_TASK TO COMPLETE_:
Answer with a number only: how many lines of the data contain "this"?

_DATA SHOWN_:
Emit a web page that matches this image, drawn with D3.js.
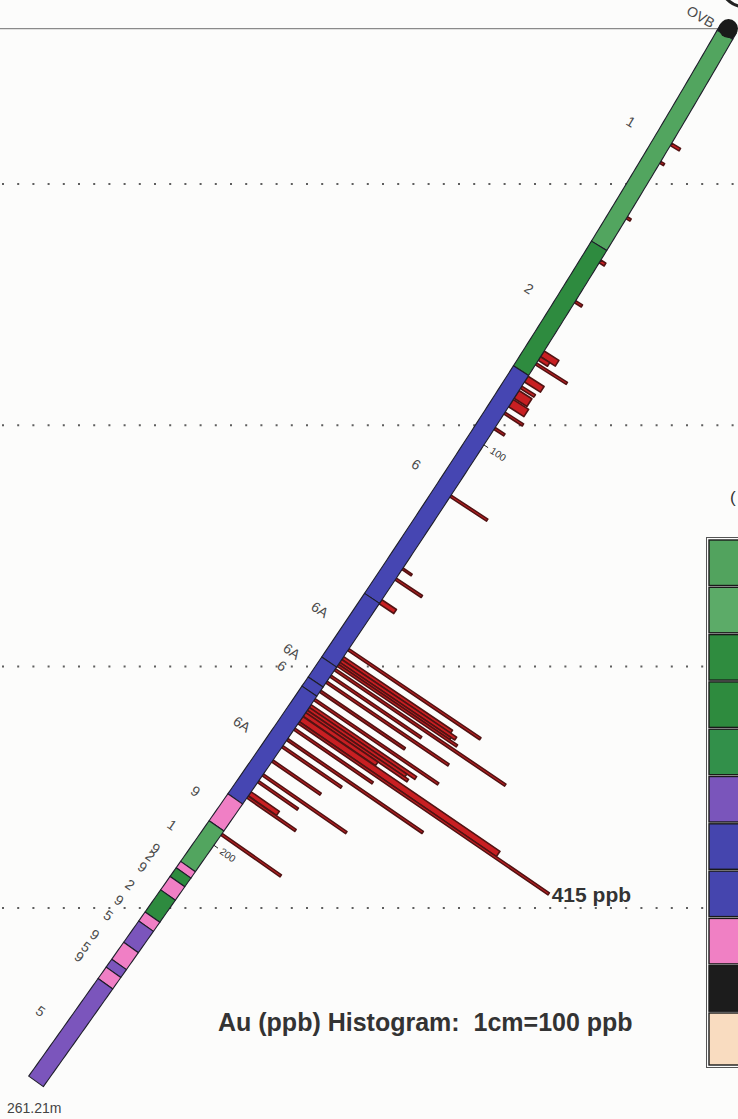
<!DOCTYPE html>
<html><head><meta charset="utf-8">
<script src="https://cdn.jsdelivr.net/npm/d3@7"></script>
<style>
html,body{margin:0;padding:0;background:#fcfcfb;}
svg{display:block;}
text{font-family:"Liberation Sans",Arial,sans-serif;}
</style></head>
<body>
<svg id="chart" width="738" height="1119"></svg>
<script>
// Downhole survey: measured depth (m) and dip below horizontal (degrees)
const surveyDepth = [0, 50, 100, 150, 200, 261.21];
const surveyDip   = [60, 58.5, 57, 56, 55, 54.5];
const holeLength = 261.21;
const collarElevation = 332.2;          // m
const gridElevations = [300, 250, 200, 150];
const depthTicks = [100, 200];

// Logged lithology intervals (m) and unit codes
const lithFrom = [0, 1.5, 52.4, 82.9, 139.3, 155.2, 160.2, 162.5, 189.6, 196.4, 206.7, 208.3, 210.5, 213.9, 219.5, 221.8, 227.2, 231.5, 233.5, 236.4];
const lithTo   = [1.5, 52.4, 82.9, 139.3, 155.2, 160.2, 162.5, 189.6, 196.4, 206.7, 208.3, 210.5, 213.9, 219.5, 221.8, 227.2, 231.5, 233.5, 236.4, 261.21];
const lithCode = ["OVB", "1", "2", "6", "6A", "6A", "6", "6A", "9", "1", "9", "2", "9", "2", "9", "5", "9", "5", "9", "5"];

// Au assay intervals (m) and grades (ppb)
const auFrom = [26.4, 30.8, 44.2, 54.7, 64.6, 76.9, 78.3, 79.8, 83.1, 85.5, 86.6, 88.8, 91.9, 95.7,
                112.4, 130.5, 133.0, 138.4,
                150.6, 152.6, 153.3, 154.0, 154.5, 155.6, 157.2, 158.7, 161.0, 163.1, 164.6, 165.3, 166.0, 166.6, 167.6, 168.9, 170.5, 173.1, 174.9, 178.5, 182.0, 183.7, 186.5, 187.6, 197.0];
const auTo   = [27.0, 31.3, 44.7, 55.4, 65.1, 78.3, 79.2, 80.3, 84.5, 86.1, 88.5, 90.6, 92.4, 96.2,
                112.9, 130.9, 133.5, 139.4,
                151.1, 153.3, 154.0, 154.5, 155.0, 156.1, 157.7, 159.2, 161.5, 163.6, 165.3, 166.0, 166.6, 167.5, 168.9, 169.4, 171.0, 173.6, 175.4, 179.0, 182.5, 184.2, 187.5, 188.1, 197.5];
const auPpb  = [14, 6, 6, 8, 11, 24, 15, 50, 26, 22, 21, 25, 30, 16,
                60, 15, 43, 24,
                218, 180, 190, 184, 197, 282, 150, 202, 140, 205, 175, 162, 168, 120, 327, 415, 130, 225, 98, 80, 139, 66, 47, 80, 99];

// Legend swatches
const legendColors = ["#52a35e", "#5cab68", "#2f8c3f", "#2e8b3e", "#32904a", "#7a55bb", "#4545ae", "#4545ae", "#f080c4", "#1c1c1c", "#f9dcc0"];

const unitColor = {"OVB": "#1c1c1c", "1": "#52a55f", "2": "#2e8b3f", "6": "#4646b2", "6A": "#4646b2", "5": "#7b55bc", "9": "#f07fc5"};

const W = 738, H = 1119;
const svg = d3.select("#chart");
svg.append("rect").attr("width", W).attr("height", H).attr("fill", "#fcfcfb");

// Section scales (equal metres per pixel on both axes)
const pxPerM = 4.826;
const collarX = 728.5;
const x = d3.scaleLinear().domain([0, -100]).range([collarX, collarX - 100 * pxPerM]);
const y = d3.scaleLinear().domain([300, 250]).range([184, 184 + 50 * pxPerM]);
const dipAt = d3.scaleLinear().domain(surveyDepth).range(surveyDip).clamp(true);
const barLen = d3.scaleLinear().domain([0, 100]).range([0, 73]);
const halfW = 9;

// Desurvey the hole trace by small-step integration
const step = 0.05;
const stations = [];
{
  let e = 0, z = collarElevation;
  for (let md = 0; md <= holeLength + 1e-9; md += step) {
    stations.push({md, e, z});
    const dip = dipAt(md + step / 2) * Math.PI / 180;
    e -= step * Math.cos(dip);
    z -= step * Math.sin(dip);
  }
}
function at(md) {
  const i = Math.max(0, Math.min(stations.length - 2, Math.floor(md / step)));
  const s0 = stations[i], s1 = stations[i + 1];
  const t = (md - s0.md) / step;
  const e = s0.e + (s1.e - s0.e) * t, z = s0.z + (s1.z - s0.z) * t;
  const dip = dipAt(md) * Math.PI / 180;
  return {px: x(e), py: y(z), nx: Math.sin(dip), ny: Math.cos(dip), dip};
}
function offset(md, d) {
  const p = at(md);
  return [p.px + p.nx * d, p.py + p.ny * d];
}

// Surface and elevation grid
svg.append("line")
  .attr("x1", 0).attr("x2", x(0) - 6)
  .attr("y1", y(collarElevation)).attr("y2", y(collarElevation))
  .attr("stroke", "#8a8a8a").attr("stroke-width", 1.2);

svg.append("g").selectAll("line").data(gridElevations).join("line")
  .attr("x1", 2).attr("x2", W)
  .attr("y1", d => y(d)).attr("y2", d => y(d))
  .attr("stroke", "#5e5e5e").attr("stroke-width", 2)
  .attr("stroke-dasharray", "2 13.2");

// Au histogram bars, perpendicular to the trace
const bars = d3.range(auFrom.length).map(i => ({from: auFrom[i], to: auTo[i], ppb: auPpb[i]}));
svg.append("g").selectAll("path").data(bars).join("path")
  .attr("d", b => {
    const L = halfW + barLen(b.ppb);
    return "M" + [offset(b.from, halfW), offset(b.from, L), offset(b.to, L), offset(b.to, halfW)].join("L") + "Z";
  })
  .attr("fill", "#c81f22").attr("stroke", "#521313").attr("stroke-width", 1.6)
  .attr("stroke-linejoin", "round");

// Lithology column along the hole
const lith = d3.range(lithFrom.length).map(i => ({from: lithFrom[i], to: lithTo[i], code: lithCode[i]}));
function intervalPath(a, b) {
  const ds = d3.range(a, b, 1).concat([b]);
  const left = ds.map(d => offset(d, -halfW));
  const right = ds.map(d => offset(d, halfW)).reverse();
  return "M" + left.concat(right).join("L") + "Z";
}
svg.append("g").selectAll("path").data(lith).join("path")
  .attr("d", d => intervalPath(d.from, d.to))
  .attr("fill", d => unitColor[d.code])
  .attr("stroke", "#1e1e2a").attr("stroke-width", 1.1).attr("stroke-linejoin", "round");

// Overburden collar marker
svg.append("circle").attr("cx", at(0).px).attr("cy", at(0).py).attr("r", 9.5).attr("fill", "#1a1a1a");

// Unit labels on the left of the trace
svg.append("g").selectAll("text").data(lith).join("text")
  .each(function(d) {
    const md = (d.from + d.to) / 2;
    const p = at(md);
    const [tx, ty] = offset(md, d.code === "OVB" ? -30 : -37);
    const ang = 90 - p.dip * 180 / Math.PI;
    d3.select(this).attr("transform", `translate(${tx},${ty}) rotate(${ang})`);
  })
  .attr("text-anchor", "middle").attr("dy", "0.35em")
  .attr("font-size", 14).attr("fill", "#4a4a4a")
  .text(d => d.code);

// Depth ticks and labels on the right of the trace
svg.append("g").selectAll("line").data(depthTicks).join("line")
  .each(function(d) {
    const [x1, y1] = offset(d, halfW), [x2, y2] = offset(d, halfW + 5);
    d3.select(this).attr("x1", x1).attr("y1", y1).attr("x2", x2).attr("y2", y2);
  })
  .attr("stroke", "#222").attr("stroke-width", 1);
svg.append("g").selectAll("text").data(depthTicks).join("text")
  .each(function(d) {
    const p = at(d);
    const [tx, ty] = offset(d, 26);
    d3.select(this).attr("transform", `translate(${tx},${ty}) rotate(${90 - p.dip * 180 / Math.PI})`);
  })
  .attr("text-anchor", "middle").attr("dy", "0.35em")
  .attr("font-size", 10).attr("fill", "#333")
  .text(d => d);

// Peak value annotation
const peak = bars.reduce((a, b) => (b.ppb > a.ppb ? b : a));
{
  const md = (peak.from + peak.to) / 2;
  const [tx, ty] = offset(md, halfW + barLen(peak.ppb));
  svg.append("text").attr("x", tx + 3).attr("y", ty + 8)
    .attr("font-size", 21).attr("font-weight", "bold").attr("fill", "#333")
    .text(peak.ppb + " ppb");
}

// End-of-hole depth
svg.append("text").attr("x", 7).attr("y", 1113)
  .attr("font-size", 14).attr("fill", "#444")
  .text(holeLength.toFixed(2) + "m");

// Histogram scale caption
svg.append("text").attr("x", 218).attr("y", 1031)
  .attr("font-size", 25).attr("font-weight", "bold").attr("fill", "#333")
  .style("white-space", "pre")
  .text("Au (ppb) Histogram:  1cm=100 ppb");

// Lithology legend swatches (right edge)
const lg = svg.append("g");
lg.append("rect").attr("x", 706.5).attr("y", 537.5).attr("width", 50).attr("height", 530)
  .attr("fill", "none").attr("stroke", "#555").attr("stroke-width", 1);
lg.selectAll("rect.sw").data(legendColors).join("rect").attr("class", "sw")
  .attr("x", 709).attr("y", (d, i) => 540 + i * 47.3)
  .attr("width", 50).attr("height", (d, i) => i === legendColors.length - 1 ? 52 : 45.5)
  .attr("fill", d => d).attr("stroke", "#1a1a1a").attr("stroke-width", 1.4);
lg.append("text").attr("x", 730).attr("y", 503).attr("font-size", 17).attr("fill", "#333").text("(");

// Partial ring at the top-right corner
svg.append("circle").attr("cx", 746).attr("cy", -20).attr("r", 27)
  .attr("fill", "none").attr("stroke", "#222").attr("stroke-width", 3);
</script>
</body></html>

_RESULT OF THE TASK_:
4